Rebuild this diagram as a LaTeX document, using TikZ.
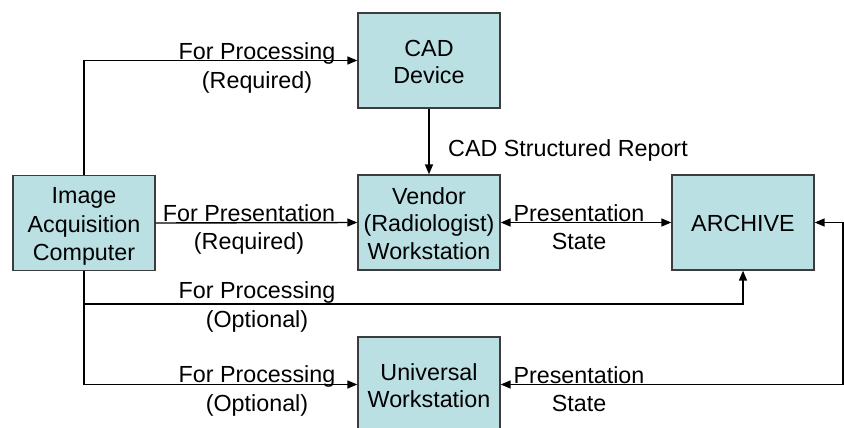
\documentclass[tikz,border=0pt]{standalone}
\usepackage{fontspec}
\setmainfont{Liberation Sans}
\usetikzlibrary{arrows.meta}
\definecolor{boxfill}{RGB}{186,224,228}
\definecolor{boxline}{RGB}{60,60,60}
\newcommand\lnstrut{\rule[-4.15pt]{0pt}{27pt}}
\tikzset{
  unit/.style={x=1pt,y=-1pt},
  box/.style={draw=boxline,line width=1.3pt,fill=boxfill,minimum width=142pt,minimum height=95pt,inner sep=0pt,align=center,font=\fontsize{23.3}{27}\selectfont},
  lbl/.style={align=center,inner sep=0pt,font=\fontsize{23.3}{27.5}\selectfont},
  conn/.style={line width=1.4pt,-{Triangle[length=10pt,width=8pt]}},
  conn2/.style={line width=1.4pt,{Triangle[length=10pt,width=8pt]}-{Triangle[length=10pt,width=8pt]}}
}
\begin{document}
\begin{tikzpicture}[unit]
\useasboundingbox (0,0) rectangle (844,428);
\begin{scope}
\clip (0,0) rectangle (844,428);
\node[box] (iac) at (84,223) {\lnstrut Image\\\lnstrut Acquisition\\\lnstrut Computer};
\node[box] (cad) at (429,60.5) {\lnstrut CAD\\\lnstrut Device};
\node[box] (ven) at (429,222.5) {\lnstrut Vendor\\\lnstrut (Radiologist)\\\lnstrut Workstation};
\node[box] (arc) at (743,222.5) {\lnstrut ARCHIVE};
\node[box] (uni) at (429,384.5) {\lnstrut Universal\\\lnstrut Workstation};
\coordinate (j1) at (84,304);
\coordinate (r1) at (843,222.5);
\draw[conn] (iac.north) |- (cad.west);
\draw[conn] (iac.east) -- (ven.west);
\draw[conn] (cad.south) -- (ven.north);
\draw[conn2] (ven.east) -- (arc.west);
\draw[conn] (iac.south) -- (j1) -| (arc.south);
\draw[conn] (iac.south) |- (uni.west);
\draw[conn2] (arc.east) -- (r1) |- (uni.east);
\node[lbl] (l1) at (257,65) {\lnstrut For Processing\\\lnstrut (Required)};
\node[lbl] (l2) at (249,226.5) {\lnstrut For Presentation\\\lnstrut (Required)};
\node[lbl] (l3) at (257,304) {\lnstrut For Processing\\\lnstrut (Optional)};
\node[lbl] (l4) at (257,388) {\lnstrut For Processing\\\lnstrut (Optional)};
\node[lbl] (l5) at (579,226) {\lnstrut Presentation\\\lnstrut State};
\node[lbl] (l6) at (579,388) {\lnstrut Presentation\\\lnstrut State};
\node[lbl,anchor=west] (l7) at (448,147) {\lnstrut CAD Structured Report};
\end{scope}
\end{tikzpicture}
\end{document}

============

* [Work to complete]
Pictures in the data above should not be copied; transcribe everything else exactly.

* [The completed task]
Rebuild this diagram as a LaTeX document, using TikZ.
\documentclass[tikz,border=0pt]{standalone}
\usepackage{fontspec}
\setmainfont{Liberation Sans}
\usetikzlibrary{arrows.meta}
\definecolor{boxfill}{RGB}{186,224,228}
\definecolor{boxline}{RGB}{60,60,60}
\newcommand\lnstrut{\rule[-4.15pt]{0pt}{27pt}}
\tikzset{
  unit/.style={x=1pt,y=-1pt},
  box/.style={draw=boxline,line width=1.3pt,fill=boxfill,minimum width=142pt,minimum height=95pt,inner sep=0pt,align=center,font=\fontsize{23.3}{27}\selectfont},
  lbl/.style={align=center,inner sep=0pt,font=\fontsize{23.3}{27.5}\selectfont},
  conn/.style={line width=1.4pt,-{Triangle[length=10pt,width=8pt]}},
  conn2/.style={line width=1.4pt,{Triangle[length=10pt,width=8pt]}-{Triangle[length=10pt,width=8pt]}}
}
\begin{document}
\begin{tikzpicture}[unit]
\useasboundingbox (0,0) rectangle (844,428);
\begin{scope}
\clip (0,0) rectangle (844,428);
\node[box] (iac) at (84,223) {\lnstrut Image\\\lnstrut Acquisition\\\lnstrut Computer};
\node[box] (cad) at (429,60.5) {\lnstrut CAD\\\lnstrut Device};
\node[box] (ven) at (429,222.5) {\lnstrut Vendor\\\lnstrut (Radiologist)\\\lnstrut Workstation};
\node[box] (arc) at (743,222.5) {\lnstrut ARCHIVE};
\node[box] (uni) at (429,384.5) {\lnstrut Universal\\\lnstrut Workstation};
\coordinate (j1) at (84,304);
\coordinate (r1) at (843,222.5);
\draw[conn] (iac.north) |- (cad.west);
\draw[conn] (iac.east) -- (ven.west);
\draw[conn] (cad.south) -- (ven.north);
\draw[conn2] (ven.east) -- (arc.west);
\draw[conn] (iac.south) -- (j1) -| (arc.south);
\draw[conn] (iac.south) |- (uni.west);
\draw[conn2] (arc.east) -- (r1) |- (uni.east);
\node[lbl] (l1) at (257,65) {\lnstrut For Processing\\\lnstrut (Required)};
\node[lbl] (l2) at (249,226.5) {\lnstrut For Presentation\\\lnstrut (Required)};
\node[lbl] (l3) at (257,304) {\lnstrut For Processing\\\lnstrut (Optional)};
\node[lbl] (l4) at (257,388) {\lnstrut For Processing\\\lnstrut (Optional)};
\node[lbl] (l5) at (579,226) {\lnstrut Presentation\\\lnstrut State};
\node[lbl] (l6) at (579,388) {\lnstrut Presentation\\\lnstrut State};
\node[lbl,anchor=west] (l7) at (448,147) {\lnstrut CAD Structured Report};
\end{scope}
\end{tikzpicture}
\end{document}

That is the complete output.